*Stated goal:*
Copy exactly, and only, the lines below from the first through the one containing "(0,0) rectangle (1018,532);", both included; pictures are omitted.

begin

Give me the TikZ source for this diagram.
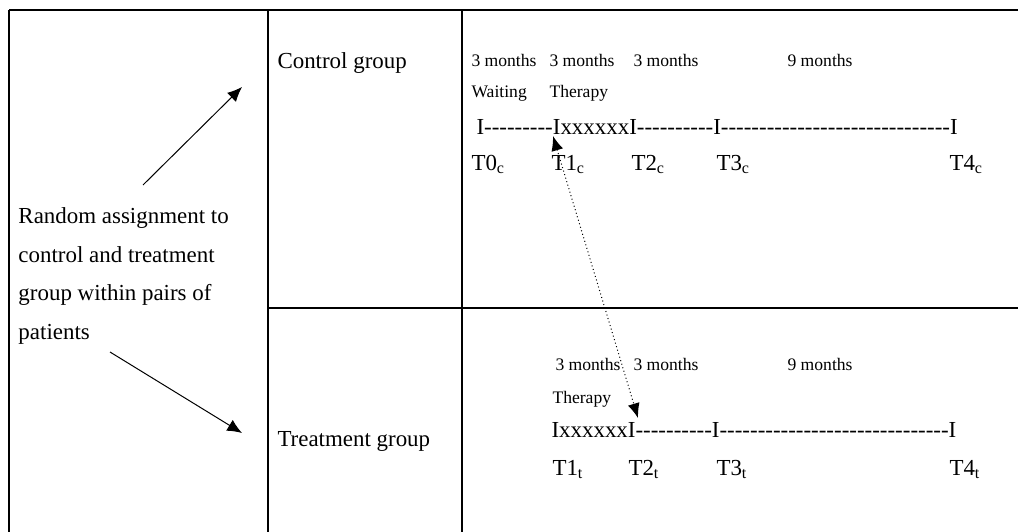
\documentclass[tikz,border=0pt]{standalone}
\usepackage{fontspec}
\setmainfont{Liberation Serif}[Ligatures=TeXOff]
\usetikzlibrary{arrows.meta}

\tikzset{every picture/.style={line width=0.75pt}}
\tikzset{
  txt/.style={anchor=base west,inner sep=0.75pt,font=\fontsize{17.2}{20}\selectfont},
  sml/.style={anchor=base west,inner sep=0.75pt,font=\fontsize{13.2}{16}\selectfont},
  frame/.style={line width=1.5pt},
  assign/.style={-{Latex[length=11pt,width=9.5pt]}},
  link/.style={{Latex[length=11pt,width=9pt]}-{Latex[length=11pt,width=9pt]},dotted}
}

\begin{document}
\begin{tikzpicture}[x=0.75pt,y=0.75pt,yscale=-1,xscale=1]
\useasboundingbox (0,0) rectangle (1018,532);

%Straight Lines [frame]
\draw [frame]   (9,10) -- (1018,10) ;
\draw [frame]   (9,10) -- (9,532) ;
\draw [frame]   (268,10) -- (268,532) ;
\draw [frame]   (462,10) -- (462,532) ;
\draw [frame]   (268,308) -- (1018,308) ;

% Text Node
\draw (17,223) node (rnd1) [txt] {Random assignment to};
% Text Node
\draw (17,262) node (rnd2) [txt] {control and treatment};
% Text Node
\draw (17,300.5) node (rnd3) [txt] {group within pairs of};
% Text Node
\draw (17,339.5) node (rnd4) [txt] {patients};
% Text Node
\draw (276,68) node (ctrl) [txt] {Control group};
% Text Node
\draw (276,446) node (treat) [txt] {Treatment group};

%control group timeline
\draw (470,66) node (cm1) [sml] {3 months};
\draw (548,66) node (cm2) [sml] {3 months};
\draw (632,66) node (cm3) [sml] {3 months};
\draw (786,66) node (cm4) [sml] {9 months};
\draw (470,97) node (cwait) [sml] {Waiting};
\draw (548,97) node (cther) [sml] {Therapy};
\draw (475,134) node (cline) [txt] {I---------IxxxxxxI----------I------------------------------I};
\draw (470,170.5) node (ct0) [txt] {T0\textsubscript{c}};
\draw (550,170.5) node (ct1) [txt] {T1\textsubscript{c}};
\draw (630,170.5) node (ct2) [txt] {T2\textsubscript{c}};
\draw (715,170.5) node (ct3) [txt] {T3\textsubscript{c}};
\draw (948,170.5) node (ct4) [txt] {T4\textsubscript{c}};

%treatment group timeline
\draw (554,370) node (tm1) [sml] {3 months};
\draw (632,370) node (tm2) [sml] {3 months};
\draw (786,370) node (tm3) [sml] {9 months};
\draw (551,403) node (tther) [sml] {Therapy};
\draw (550,437) node (tline) [txt] {IxxxxxxI----------I------------------------------I};
\draw (551,475) node (tt1) [txt] {T1\textsubscript{t}};
\draw (627,475) node (tt2) [txt] {T2\textsubscript{t}};
\draw (715,475) node (tt3) [txt] {T3\textsubscript{t}};
\draw (948,475) node (tt4) [txt] {T4\textsubscript{t}};

%arrows
\coordinate (upstart) at (143,185);
\coordinate (uptip) at (242,87);
\coordinate (downstart) at (110,352);
\coordinate (downtip) at (242,433);
\coordinate (ctI) at (553,136);
\coordinate (ttI) at (638,418);
\draw [assign]   (upstart) -- (uptip) ;
\draw [assign]   (downstart) -- (downtip) ;
\draw [link]   (ctI) -- (ttI) ;

\end{tikzpicture}
\end{document}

end

*Correct result:*
Give me the TikZ source for this diagram.
\documentclass[tikz,border=0pt]{standalone}
\usepackage{fontspec}
\setmainfont{Liberation Serif}[Ligatures=TeXOff]
\usetikzlibrary{arrows.meta}

\tikzset{every picture/.style={line width=0.75pt}}
\tikzset{
  txt/.style={anchor=base west,inner sep=0.75pt,font=\fontsize{17.2}{20}\selectfont},
  sml/.style={anchor=base west,inner sep=0.75pt,font=\fontsize{13.2}{16}\selectfont},
  frame/.style={line width=1.5pt},
  assign/.style={-{Latex[length=11pt,width=9.5pt]}},
  link/.style={{Latex[length=11pt,width=9pt]}-{Latex[length=11pt,width=9pt]},dotted}
}

\begin{document}
\begin{tikzpicture}[x=0.75pt,y=0.75pt,yscale=-1,xscale=1]
\useasboundingbox (0,0) rectangle (1018,532);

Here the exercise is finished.